Segovia y Orezzolli acuñaron el término reo-chic para describir al elenco de bailarines: un origen popular y una gran clase como artistas. Todos provenían de la pista de baile de la milonga pero todos tenían algún tipo de experiencia escénica. “Tango Argentino –recuerda Segovia– dio lugar a cosas inconcebibles. Imagínese: Peter Stein –director de teatro alemán y un gran intelectual–comiendo en un café en Venecia junto con Virulazo y Elvira. Stein hablaba sobre el rol de la pareja humana… y ¡Virulazo! ¡Había que ver los cabarés de mala muerte en los que había bailado con Elvira! Pero su arte era el mismo”.
Vale la pena contar una anécdota de Virulazo –que con su baile había provocado la admiración de Martha Graham y de Mijail Barishnikov–: se hace un asado en Los Ángeles para agasajar al elenco de Tango Argentino y hay una buena cantidad de invitados famosos. Una rubia un poco imperativa le pide a Virulazo que la invite a bailar un tango. Concluye la pieza, se separan. Le pregunta Virulazo al actor Anthony Quinn: “Y esta petisa, ¿quién es?”. Era Madonna.
La lista de espectadores célebres que vieron Tango Argentino es apabullante; no basta con mencionar a Frank Sinatra, Andy Warhol, Martha Graham, Kirk Douglas, Lady D, Margot Fonteyn, Mijail Barishnikov, Rudolf Nureyev, Elton John, Pina Bausch, Barbra Streissand, Dustin Hoffman, Paloma Picasso; no basta porque quedan demasiados otros nombres notables afuera.
Y lo cierto es que todo tipo de público salía de los teatros bailando o tratando de bailar tango. En Nueva York las mujeres iban al teatro con vestidos negros y bijouterie. Los hombres, engominados.
Los elogios de la crítica internacional podrían dar forma a un libro. Aquí citamos apenas dos de los más connotados críticos internacionales de danza: “No lloren más por la Argentina, simplemente corran, corran al City Center donde únicamente por esta semana podrán regodear sus ojos, sus corazones y sus mentes con Tango Argentino (…), uno de los más vivificantes y elegantes espectáculos de música y danza que Nueva York –o cualquier otro lugar– hayan visto. En cuanto a mí, salí del teatro con el ardiente deseo de ir a Buenos Aires y aprender a bailar tango. No necesariamente en ese orden”. Firma Clive Barnes para el New York Post.

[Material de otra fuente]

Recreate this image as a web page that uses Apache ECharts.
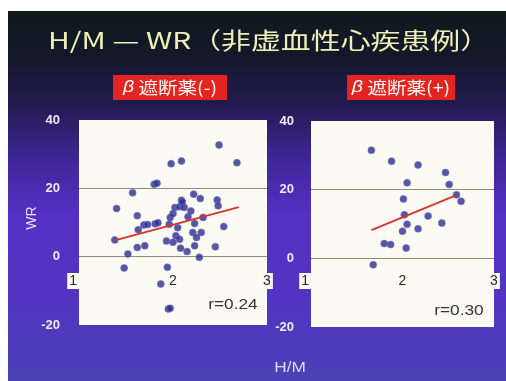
<!DOCTYPE html>
<html>
<head>
<meta charset="utf-8">
<script src="https://cdn.jsdelivr.net/npm/echarts@6/dist/echarts.min.js"></script>
<style>
  html, body { margin: 0; padding: 0; background: #ffffff; }
  #slide { position: absolute; left: 8px; top: 11px; width: 498px; height: 370px; }
</style>
</head>
<body>
<div id="slide"></div>
<script>
// H/M ratio and washout rate (WR) in non-ischaemic heart disease cases

// Without beta-blocker
const hmNoBeta = [2.49, 2.68, 1.98, 2.09, 1.80, 1.83, 1.57, 1.40, 1.62, 1.38,
                  1.48, 1.52, 1.62, 1.70, 1.63, 1.69, 1.73, 1.81, 1.84, 1.94,
                  1.87, 1.95, 1.97, 1.93, 2.00, 1.96, 1.97, 2.00, 2.02, 2.07,
                  2.09, 2.10, 2.12, 2.05, 2.03, 2.07, 2.08, 2.15, 2.16, 2.19,
                  2.22, 2.23, 2.21, 2.23, 2.25, 2.29, 2.30, 2.32, 2.28, 2.45,
                  2.47, 2.48, 2.54];
const wrNoBeta = [32.7, 27.5, 27.2, 28.0, 21.2, 21.5, 18.7, 14.1, 12.0, 4.9,
                  -3.3, 0.8, 2.7, 3.2, 7.9, 9.3, 9.4, 9.6, 9.9, -3.1,
                  -8.0, -15.3, -15.1, 4.6, 4.2, 9.5, 11.5, 12.6, 14.4, 14.6,
                  16.5, 16.0, 14.4, 8.5, 6.1, 5.1, 2.5, 1.5, 11.7, 13.4,
                  18.3, 9.7, 7.1, 3.2, 5.6, 17.0, 7.1, 11.5, -0.2, 2.9,
                  16.6, 14.9, 8.8];
const fitNoBetaHM = [1.38, 2.70];
const fitNoBetaWR = [4.8, 14.5];

// With beta-blocker
const hmBeta = [1.66, 1.88, 2.17, 2.47, 2.51, 2.05, 2.59, 2.64, 2.01, 2.02,
                2.28, 2.43, 2.05, 2.17, 2.00, 1.80, 1.87, 2.04, 1.68];
const wrBeta = [31.5, 28.3, 27.2, 25.0, 21.5, 22.0, 18.5, 16.6, 17.3, 12.7,
                12.3, 10.3, 9.9, 8.6, 7.9, 4.3, 4.0, 3.0, -1.9];
const fitBetaHM = [1.66, 2.59];
const fitBetaWR = [8.2, 18.4];

const panelTitles = ['遮断薬(-)', '遮断薬(+)'];
const rLabels = ['r=0.24', 'r=0.30'];
const xRange = [1, 3];
const yRange = [-20, 40];
const yStep = 20;

const zip = (xs, ys) => xs.map((x, i) => [x, ys[i]]);

const latin = '"Liberation Sans", Arial, sans-serif';
const cjk = '"Noto Sans CJK JP", "Noto Sans CJK SC", sans-serif';

const chart = echarts.init(document.getElementById('slide'), null, { renderer: 'canvas' });

function xAxisFor(gridIndex, offset) {
  return {
    gridIndex, type: 'value', min: xRange[0], max: xRange[1], interval: 1,
    position: 'bottom', offset,
    axisLine: { show: false }, axisTick: { show: false }, splitLine: { show: false },
    axisLabel: {
      color: '#262626', fontSize: 14, fontFamily: latin, margin: 0,
      verticalAlign: 'middle', backgroundColor: '#fbfbf3', padding: [1, 2],
      alignMinLabel: 'right'
    }
  };
}
function yAxisFor(gridIndex, margin) {
  return {
    gridIndex, type: 'value', min: yRange[0], max: yRange[1], interval: yStep,
    axisLine: { show: false }, axisTick: { show: false },
    axisLabel: { color: '#ecebf6', fontSize: 13, fontWeight: 'bold', fontFamily: latin, margin },
    splitLine: { show: true, lineStyle: { color: ['rgba(0,0,0,0)', '#8e8e7a', '#8e8e7a', 'rgba(0,0,0,0)'], width: 1 } }
  };
}
const dotStyle = { color: '#2c2e8c', borderColor: 'rgba(110,110,200,0.7)', borderWidth: 1 };
const fitStyle = { color: '#d9322c', width: 1.8 };

chart.setOption({
  backgroundColor: {
    type: 'linear', x: 0, y: 0, x2: 0, y2: 1,
    colorStops: [
      { offset: 0, color: '#0d1b1d' },
      { offset: 0.12, color: '#131829' },
      { offset: 0.25, color: '#221a4e' },
      { offset: 0.4, color: '#3e2698' },
      { offset: 0.55, color: '#5530c4' },
      { offset: 0.78, color: '#5235c2' },
      { offset: 1, color: '#4a41b5' }
    ]
  },
  animation: false,
  grid: [
    { left: 71, top: 109, width: 188, height: 205, show: true, backgroundColor: '#fbfbf3', borderWidth: 0 },
    { left: 303, top: 110, width: 183, height: 206, show: true, backgroundColor: '#fbfbf3', borderWidth: 0 }
  ],
  xAxis: [xAxisFor(0, -44), xAxisFor(1, -46)],
  yAxis: [yAxisFor(0, 19), yAxisFor(1, 17)],
  series: [
    { type: 'scatter', xAxisIndex: 0, yAxisIndex: 0, symbolSize: 7, itemStyle: dotStyle, z: 3,
      data: zip(hmNoBeta, wrNoBeta) },
    { type: 'line', xAxisIndex: 0, yAxisIndex: 0, symbol: 'none', lineStyle: fitStyle, z: 4,
      data: zip(fitNoBetaHM, fitNoBetaWR) },
    { type: 'scatter', xAxisIndex: 1, yAxisIndex: 1, symbolSize: 7, itemStyle: dotStyle, z: 3,
      data: zip(hmBeta, wrBeta) },
    { type: 'line', xAxisIndex: 1, yAxisIndex: 1, symbol: 'none', lineStyle: fitStyle, z: 4,
      data: zip(fitBetaHM, fitBetaWR) }
  ],
  graphic: { elements: [
    { type: 'text', x: 40, y: 29, scaleX: 1.3,
      style: { text: 'H/M — WR（非虚血性心疾患例）', fill: '#f1efb9', fontSize: 23, fontFamily: cjk,
               align: 'left', verticalAlign: 'middle', textAlign: 'left', textVerticalAlign: 'middle' } },
    { type: 'rect', shape: { x: 105, y: 64, width: 114, height: 25 }, style: { fill: '#e3241f' } },
    { type: 'rect', shape: { x: 339, y: 64, width: 108, height: 25 }, style: { fill: '#e3241f' } },
    { type: 'text', x: 162, y: 76.5, scaleX: 1.15,
      style: { text: '{b|β} ' + panelTitles[0], fill: '#ffffff', fontSize: 17, fontFamily: cjk,
               align: 'center', verticalAlign: 'middle', textAlign: 'center', textVerticalAlign: 'middle',
               rich: { b: { fontStyle: 'italic', fontSize: 17, fontFamily: latin, fill: '#ffffff' } } } },
    { type: 'text', x: 393, y: 76.5, scaleX: 1.15,
      style: { text: '{b|β} ' + panelTitles[1], fill: '#ffffff', fontSize: 17, fontFamily: cjk,
               align: 'center', verticalAlign: 'middle', textAlign: 'center', textVerticalAlign: 'middle',
               rich: { b: { fontStyle: 'italic', fontSize: 17, fontFamily: latin, fill: '#ffffff' } } } },
    { type: 'text', x: 225, y: 294, scaleX: 1.15,
      style: { text: rLabels[0], fill: '#333333', fontSize: 15, fontFamily: latin,
               align: 'center', verticalAlign: 'middle', textAlign: 'center', textVerticalAlign: 'middle' } },
    { type: 'text', x: 451, y: 300, scaleX: 1.15,
      style: { text: rLabels[1], fill: '#333333', fontSize: 15, fontFamily: latin,
               align: 'center', verticalAlign: 'middle', textAlign: 'center', textVerticalAlign: 'middle' } },
    { type: 'text', x: 24, y: 207, rotation: Math.PI / 2,
      style: { text: 'WR', fill: '#e2e0f2', fontSize: 14, fontFamily: latin,
               align: 'center', verticalAlign: 'middle', textAlign: 'center', textVerticalAlign: 'middle' } },
    { type: 'text', x: 282, y: 357, scaleX: 1.15,
      style: { text: 'H/M', fill: '#dcdcf2', fontSize: 15, fontFamily: latin,
               align: 'center', verticalAlign: 'middle', textAlign: 'center', textVerticalAlign: 'middle' } }
  ] }
});
</script>
</body>
</html>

“Segovia y Orezzolli (…) quizás sean únicos en su género: toman la esencia de la vitalidad de una forma artística aun cuando la tradición que la sostiene agoniza”. Por Arlene Croce para The New Yorker.
“A lo largo de mi vida –dice hoy Segovia– viajé mucho, me mudé de casas, ciudades y países. Pero siempre volví aquí, y el amor tan profundo que siento por Buenos Aires fructificó en Tango Argentino. ¿Sabe?, me gusta citar esta frase de Macedonio Fernández: ‘Lo único que no tuvimos que consultar con Europa es el tango’”.
BÁSICO
Claudio Segovia
Buenos Aires, 1933. Director.
Director, escenógrafo, figurinista, productor. Estudió en las Escuelas de Artes Visuales Manuel Belgrano, en la Prilidiano Pueyrredón y la Ernesto de la Cárcova. Trabajó como escenógrafo y figurinista en teatro, ópera, ballet y music hall en la Argentina, Brasil, Francia, España, EE.UU., Inglaterra y Japón, entre otros. Es el creador del espectáculo Tango Argentino junto a Héctor Orezzoli, que alcanzó fama mundial durante dos décadas y provocó el renacimiento del tango como género y danza global. En una línea de trabajo similar, sobre ritmos musicales y bailes insertos profundamente en la cultura popular, Segovia y Orezzolli crearon Black and Blue, por el que obtuvieron un Premio Tony, Flamenco Puro y Noche Tropical. Segovia también creó y dirigió Brasil Brasileiro y Maipo siempre Maipo.